QUANTUM CALCULATION OF THERMAL RATE CONSTANTS FOR THE H+D2 REACTION

Thermal rate constants for the H + D2 reaction on the LSTH potential-energy surface are determined quantum mechanically over T = 300-1500 K using the quantum flux-flux autocorrelation function of Miller [J. Chem. Phys. 61, 1823 (1974)]. Following earlier works [T. J. Park and J. C. Light, J. Chem. Phys. 91, 974 (1989); T. J. Park and J. C. Light, ibid. 94, 2946 (1991)], we use the adiabatically adjusted principal axis hyperspherical coordinates of Pack [Chem. Phys. Lett. 108, 333 (1984)] and a direct product C2-upsilon symmetry-adapted discrete variable representation to evaluate the Hamiltonian and flux. The initial representation of the J = 0 Hamiltonian in the L2 basis of approximately 14 000 functions is sequentially diagonalized and truncated to yield approximately 600 accurate eigenvalues and eigenvectors for each symmetry species block. The J > 0 Hamiltonian is evaluated in the direct product basis of truncated J = 0 eigenvectors and parity decoupled Wigner rotation functions.

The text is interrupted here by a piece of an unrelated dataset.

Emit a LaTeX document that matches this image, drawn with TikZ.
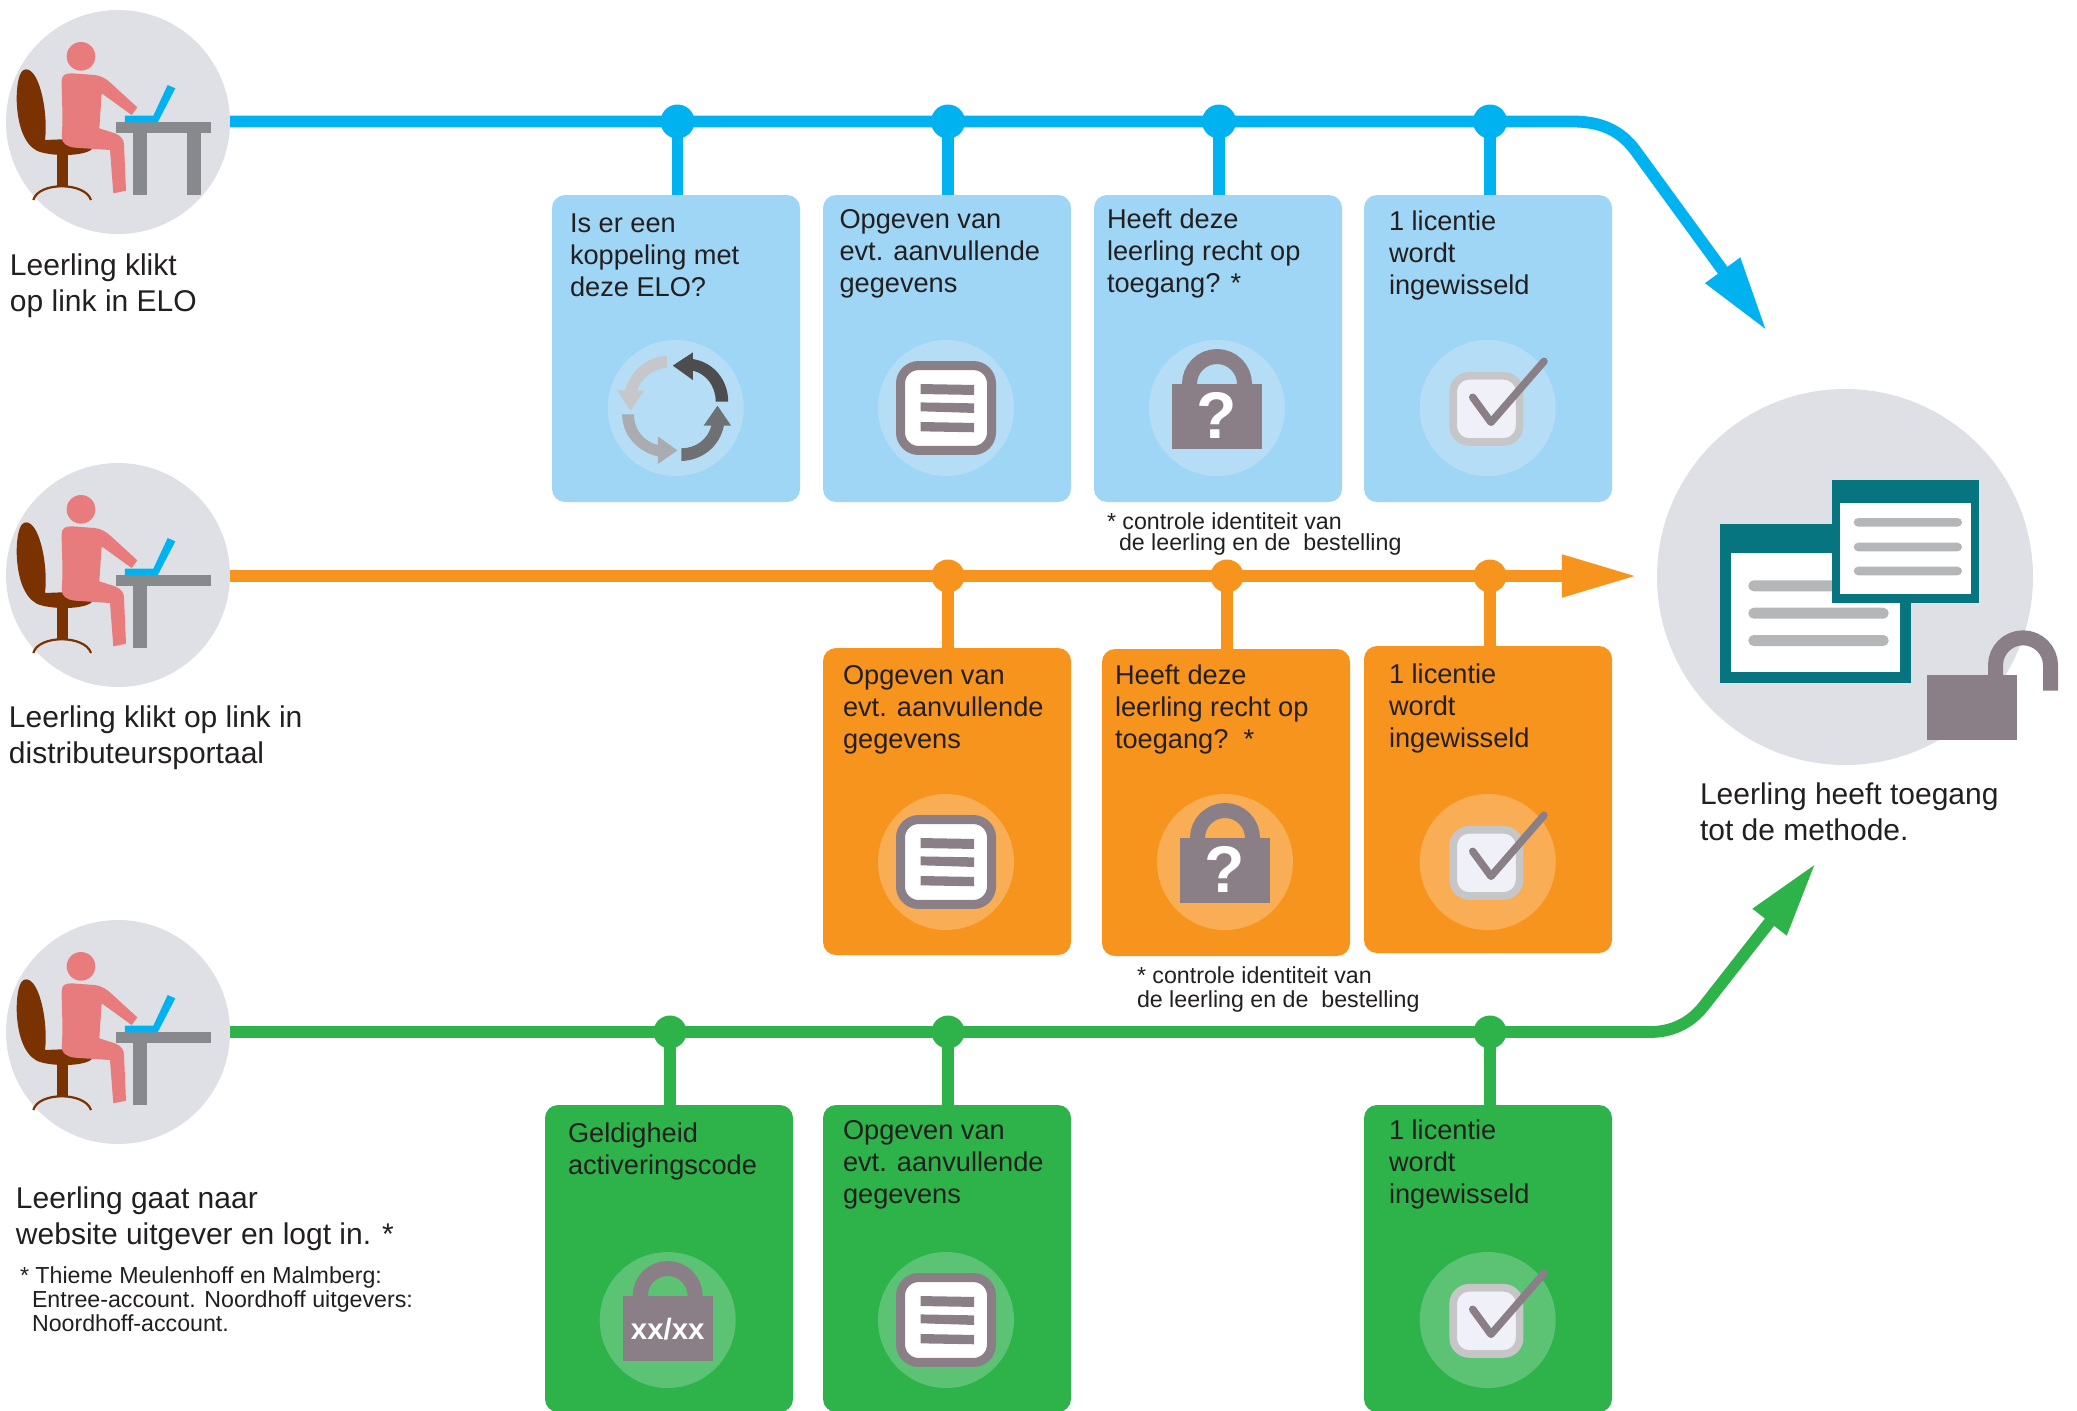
\documentclass[tikz,border=0pt]{standalone}
\usepackage{fontspec}
\setmainfont{Liberation Sans}
\usetikzlibrary{arrows.meta}
\definecolor{cblue}{HTML}{00B3F0}
\definecolor{cblueL}{HTML}{9FD5F5}
\definecolor{cblueI}{HTML}{B5DEF6}
\definecolor{corange}{HTML}{F7941E}
\definecolor{corangeI}{HTML}{F9AE55}
\definecolor{cgreen}{HTML}{2DB34A}
\definecolor{cgreenI}{HTML}{5CC274}
\definecolor{cgrey}{HTML}{DFE0E5}
\definecolor{cperson}{HTML}{E87B7B}
\definecolor{cchair}{HTML}{7A3300}
\definecolor{ctable}{HTML}{88898D}
\definecolor{clock}{HTML}{8B7F87}
\definecolor{cteal}{HTML}{06757F}
\definecolor{cbar}{HTML}{B5B6B8}
\definecolor{cink}{HTML}{231F20}
\definecolor{cycA}{HTML}{4D4D4F}
\definecolor{cycB}{HTML}{6F7073}
\definecolor{cycC}{HTML}{ABACB0}
\definecolor{cycD}{HTML}{C6C7CA}
\definecolor{chkB}{HTML}{C6C6C8}
\definecolor{chkF}{HTML}{F0F1F8}
\newcommand\tstrut{\rule{0pt}{12pt}}
\tikzset{
  txtbase/.style={anchor=north west,inner sep=0pt,outer sep=0pt,align=left,yshift=12pt,text=cink},
  bigtxt/.style={txtbase,font=\fontsize{15}{18}\selectfont},
  cardtxt/.style={txtbase,font=\fontsize{13.6}{16}\selectfont},
  notetxt/.style={txtbase,font=\fontsize{11.6}{12}\selectfont},
  notetxtb/.style={txtbase,font=\fontsize{11.6}{10.5}\selectfont},
  avatar/.style={circle,fill=cgrey,inner sep=0pt,outer sep=0pt,minimum size=112pt},
  dot/.style={circle,inner sep=0pt,outer sep=0pt,minimum size=#1},
  cardbox/.style={inner sep=0pt,outer sep=0pt,rounded corners=6.5pt,anchor=north west,minimum width=124pt,minimum height=153.5pt},
  headtip/.style={-{Triangle[length=37.4pt,width=20pt]}},
  person/.pic={
    \begin{scope}[shift={(-118,-122)},scale=1/3]
      \fill[cchair] (80,208) .. controls (55,205) and (50,260) .. (50,300) .. controls (52,370) and (70,430) .. (110,452) .. controls (150,470) and (250,470) .. (275,448) .. controls (260,430) and (215,415) .. (185,418) -- (135,420) .. controls (145,340) and (120,212) .. (80,208) -- cycle;
      \fill[cchair] (172,455) rectangle (203,560);
      \draw[cchair,line width=1.1pt] (100,600) .. controls (115,545) and (255,545) .. (273,600);
      \fill[ctable] (348,367) rectangle (633,400);
      \fill[ctable] (400,400) rectangle (442,585);
      \fill[cperson] (243,169) circle (43);
      \fill[cperson] (185,245) .. controls (185,225) and (195,220) .. (215,220) -- (285,225) .. controls (305,228) and (320,238) .. (330,247) -- (412,322) -- (395,345) -- (305,280) -- (298,385) -- (345,400) .. controls (365,408) and (372,420) .. (372,435) -- (378,572) -- (340,580) -- (330,450) -- (225,443) .. controls (200,440) and (185,430) .. (185,410) .. controls (190,350) and (185,300) .. (185,245) -- cycle;
      \fill[cblue] (375,347) -- (460,347) -- (503,255) -- (526,265) -- (473,367) -- (375,367) -- cycle;
    \end{scope}
  },
  legtwo/.pic={
    \begin{scope}[shift={(-118,-122)},scale=1/3]
      \fill[ctable] (560,400) rectangle (602,585);
    \end{scope}
  },
  cycleicon/.pic={
    \fill[cblueI] (0,0) circle (68);
    \begin{scope}[yscale=0.933]
    \fill[cycA] (52.5,-6.8) .. controls (52.5,-30) and (38,-49) .. (17.1,-52.5) -- (17.1,-59.6) -- (-2.9,-45.4) -- (17.1,-30) -- (17.1,-40) .. controls (30,-37) and (40,-24) .. (40,-6.8) -- cycle;
    \fill[cycB] (5.7,56.8) .. controls (27,56) and (44,41) .. (48.2,18.9) -- (55.4,18.9) -- (41.8,-2.5) -- (27.9,18.9) -- (35.7,18.9) .. controls (32,34) and (20,43) .. (5.7,43.2) -- cycle;
    \fill[cycC] (-41.8,6.8) .. controls (-41.8,23) and (-32,36) .. (-17.9,39.6) -- (-17.9,30.4) -- (1.8,45.4) -- (-17.9,60) -- (-17.9,51.8) .. controls (-38,47) and (-53.6,29) .. (-53.6,6.8) -- cycle;
    \fill[cycD] (-8.6,-43.2) .. controls (-22,-42) and (-34,-33) .. (-38.6,-18.9) -- (-31.4,-18.9) -- (-45.4,2.9) -- (-58.6,-18.9) -- (-50.7,-18.9) .. controls (-45,-40) and (-29,-55) .. (-8.6,-56) -- cycle;
    \end{scope}
  },
  listicon/.pic={
    \fill[#1] (0,0) circle (68);
    \begin{scope}[yscale=0.933]
    \draw[clock,line width=4.5pt,fill=white,rounded corners=9pt] (-45.5,-45.5) rectangle (45.5,45.5);
    \fill[clock] (-25.4,-25.7) -- (28,-24.7) -- (28,-14) -- (-25.4,-15) -- cycle;
    \fill[clock] (-25.4,-6) -- (28,-5) -- (28,5.3) -- (-25.4,3.5) -- cycle;
    \fill[clock] (-25.4,15) -- (28,16) -- (28,26) -- (-25.4,25) -- cycle;
    \end{scope}
  },
  qlock/.pic={
    \fill[#1] (0,0) circle (68);
    \draw[clock,line width=7.5pt] (-27.5,-20) -- (-27.5,-24) arc[start angle=180,end angle=360,radius=27.5] -- (27.5,-20);
    \fill[clock] (-45,-24.3) rectangle (45,40.7);
    \node[text=white,font=\fontsize{33}{33}\selectfont\bfseries,inner sep=0pt] (qm) at (0,7) {?};
  },
  codelock/.pic={
    \fill[#1] (0,0) circle (68);
    \draw[clock,line width=7.5pt] (-27.5,-20) -- (-27.5,-24) arc[start angle=180,end angle=360,radius=27.5] -- (27.5,-20);
    \fill[clock] (-45,-24.3) rectangle (45,40.7);
    \node[text=white,font=\fontsize{14.7}{15}\selectfont\bfseries,inner sep=0pt] (cd) at (0,9) {xx/xx};
  },
  checkicon/.pic={
    \fill[#1] (0,0) circle (68);
    \draw[chkB,line width=3.85pt,fill=chkF,rounded corners=8pt] (-34.5,-32.2) rectangle (31.9,33.9);
    \draw[clock,line width=3.75pt,line cap=round,line join=round] (-15,-10.7) -- (3.3,14.3) -- (56.3,-46.7);
  },
  gotoicon/.pic={
    \fill[cteal] (-125,-53.3) rectangle (66,105.7);
    \fill[white] (-114,-24.3) rectangle (55,95);
    \foreach \yy in {3.3,30.7,58}{\fill[cbar,rounded corners=2.7pt] (-96.7,\yy) rectangle (43.7,\yy+11);}
    \fill[cteal] (-13,-96.7) rectangle (134,25.7);
    \fill[white] (-4.7,-74.3) rectangle (125.7,17);
    \foreach \yy in {-59,-34.3,-10.3}{\fill[cbar,rounded corners=2.2pt] (8.7,\yy) rectangle (117,\yy+8.6);}
    \draw[clock,line width=7.5pt] (150.5,100) -- (150.5,88.3) arc[start angle=180,end angle=360,radius=27.5] -- (205.5,113.7);
    \fill[clock] (82,97.7) rectangle (172,162.7);
  }
}
\begin{document}
\begin{tikzpicture}[x=0.5pt,y=-0.5pt]
\clip (0,0) rectangle (2077,1410);
\fill[white] (0,0) rectangle (2077,1410);

% avatars
\node[avatar] (a1) at (118,122) {};
\node[avatar] (a2) at (118,575) {};
\node[avatar] (a3) at (118,1032) {};
\pic at (a1.center) {person};
\pic at (a1.center) {legtwo};
\pic at (a2.center) {person};
\pic at (a3.center) {person};

% destination
\node[circle,fill=cgrey,inner sep=0pt,outer sep=0pt,minimum size=188pt] (goal) at (1845,577) {};

% cards
\foreach \nm/\xx in {c1/552,c2/823,c3/1094,c4/1364}
  \node[cardbox,fill=cblueL] (\nm) at (\xx,195) {};
\node[cardbox,fill=corange] (o1) at (823,648) {};
\node[cardbox,fill=corange] (o2) at (1102,649) {};
\node[cardbox,fill=corange] (o3) at (1364,646) {};
\foreach \nm/\xx in {g1/545,g2/823,g3/1364}
  \node[cardbox,fill=cgreen] (\nm) at (\xx,1105) {};

% junctions
\foreach \nm/\xx in {b1/677.5,b2/948,b3/1219,b4/1490}
  \node[dot=17pt,fill=cblue] (\nm) at (\xx,121.5) {};
\foreach \nm/\xx in {r1/948,r2/1227,r3/1490}
  \node[dot=16.5pt,fill=corange] (\nm) at (\xx,576) {};
\foreach \nm/\xx in {e1/670,e2/948,e3/1490}
  \node[dot=16.5pt,fill=cgreen] (\nm) at (\xx,1032) {};

% stems
\foreach \a/\b in {b1/c1,b2/c2,b3/c3,b4/c4}
  \draw[cblue,line width=5.9pt] (\a.center) -- (\a.center |- \b.north);
\foreach \a/\b in {r1/o1,r2/o2,r3/o3}
  \draw[corange,line width=5.9pt] (\a.center) -- (\a.center |- \b.north);
\foreach \a/\b in {e1/g1,e2/g2,e3/g3}
  \draw[cgreen,line width=5.9pt] (\a.center) -- (\a.center |- \b.north);

% main lines
\coordinate (bt) at (1766.7,330.7);
\coordinate (ot) at (1636.7,576);
\coordinate (gt) at (1815.7,863.3);
\draw[cblue,line width=5.9pt,headtip]
  (a1.east |- b1.center) -- (b1.center) -- (b2.center) -- (b3.center) -- (b4.center) -- (1573,121.5) .. controls (1600,121.5) and (1620,130) .. (1635,150) -- (bt);
\draw[corange,line width=5.7pt,headtip]
  (a2.east |- r1.center) -- (r1.center) -- (r2.center) -- (r3.center) -- (ot);
\draw[cgreen,line width=5.9pt,headtip]
  (a3.east |- e1.center) -- (e1.center) -- (e2.center) -- (e3.center) -- (1650,1032) .. controls (1672,1032) and (1690,1023) .. (1703,1007) -- (gt);

% icons
\pic at (675.7,408) {cycleicon};
\pic at (946,408) {listicon=cblueI};
\pic at (1217,408) {qlock=cblueI};
\pic at (1487.7,408) {checkicon=cblueI};
\pic at (946,862) {listicon=corangeI};
\pic at (1225,862) {qlock=corangeI};
\pic at (1487.7,862) {checkicon=corangeI};
\pic at (667.7,1320) {codelock=cgreenI};
\pic at (946,1320) {listicon=cgreenI};
\pic at (1487.7,1320) {checkicon=cgreenI};
\pic at (goal.center) {gotoicon};

% texts
\node[bigtxt] (t1) at (10,275.5) {\tstrut Leerling klikt\\op link in ELO};
\node[bigtxt] (t2) at (9,727) {\tstrut Leerling klikt op link in\\distributeursportaal};
\node[bigtxt] (t3) at (16,1208) {\tstrut Leerling gaat naar\\website uitgever en logt in. *};
\node[notetxt] (t4) at (20,1283) {\tstrut * Thieme Meulenhoff en Malmberg:\\\hspace*{6pt}Entree-account. Noordhoff uitgevers:\\\hspace*{6pt}Noordhoff-account.};
\node[bigtxt] (t5) at (1700,804) {\tstrut Leerling heeft toegang\\tot de methode.};
\node[cardtxt] (tc1) at (570,232) {\tstrut Is er een\\koppeling met\\deze ELO?};
\node[cardtxt] (tc2) at (839.5,228) {\tstrut Opgeven van\\evt. aanvullende\\gegevens};
\node[cardtxt] (tc3) at (1107,228) {\tstrut Heeft deze\\leerling recht op\\toegang? *};
\node[cardtxt] (tc4) at (1389,230) {\tstrut 1 licentie\\wordt\\ingewisseld};
\node[cardtxt] (to1) at (843,684) {\tstrut Opgeven van\\evt. aanvullende\\gegevens};
\node[cardtxt] (to2) at (1115,684) {\tstrut Heeft deze\\leerling recht op\\toegang?\ \ *};
\node[cardtxt] (to3) at (1389,683) {\tstrut 1 licentie\\wordt\\ingewisseld};
\node[cardtxt] (tg1) at (568,1142) {\tstrut Geldigheid\\activeringscode};
\node[cardtxt] (tg2) at (843,1139) {\tstrut Opgeven van\\evt. aanvullende\\gegevens};
\node[cardtxt] (tg3) at (1389,1139) {\tstrut 1 licentie\\wordt\\ingewisseld};
\node[notetxtb] (n1) at (1107,529) {\tstrut * controle identiteit van\\\hspace*{6pt}de leerling en de \ bestelling};
\node[notetxt] (n2) at (1137,983) {\tstrut * controle identiteit van\\de leerling en de \ bestelling};
\end{tikzpicture}
\end{document}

Diagonalization of the J > 0 Hamiltonian is performed separately for each K(J) block by neglecting Coriolis coupling and approximating K coupling by perturbation. Both eigenvalues and eigenvectors are corrected by the perturbation. Thermal rate constants for each J, k(J)(T), are then determined by the flux-flux autocorrelation function considering nuclear spins. Due to the eigenvector corrections, both parity calculations are required to determine k(J)(T). Overall thermal rate constants k(T) are obtained by summing k(J)(T) over J with the weight of 2J + 1 up to J = 30. The results show good agreement with experiments.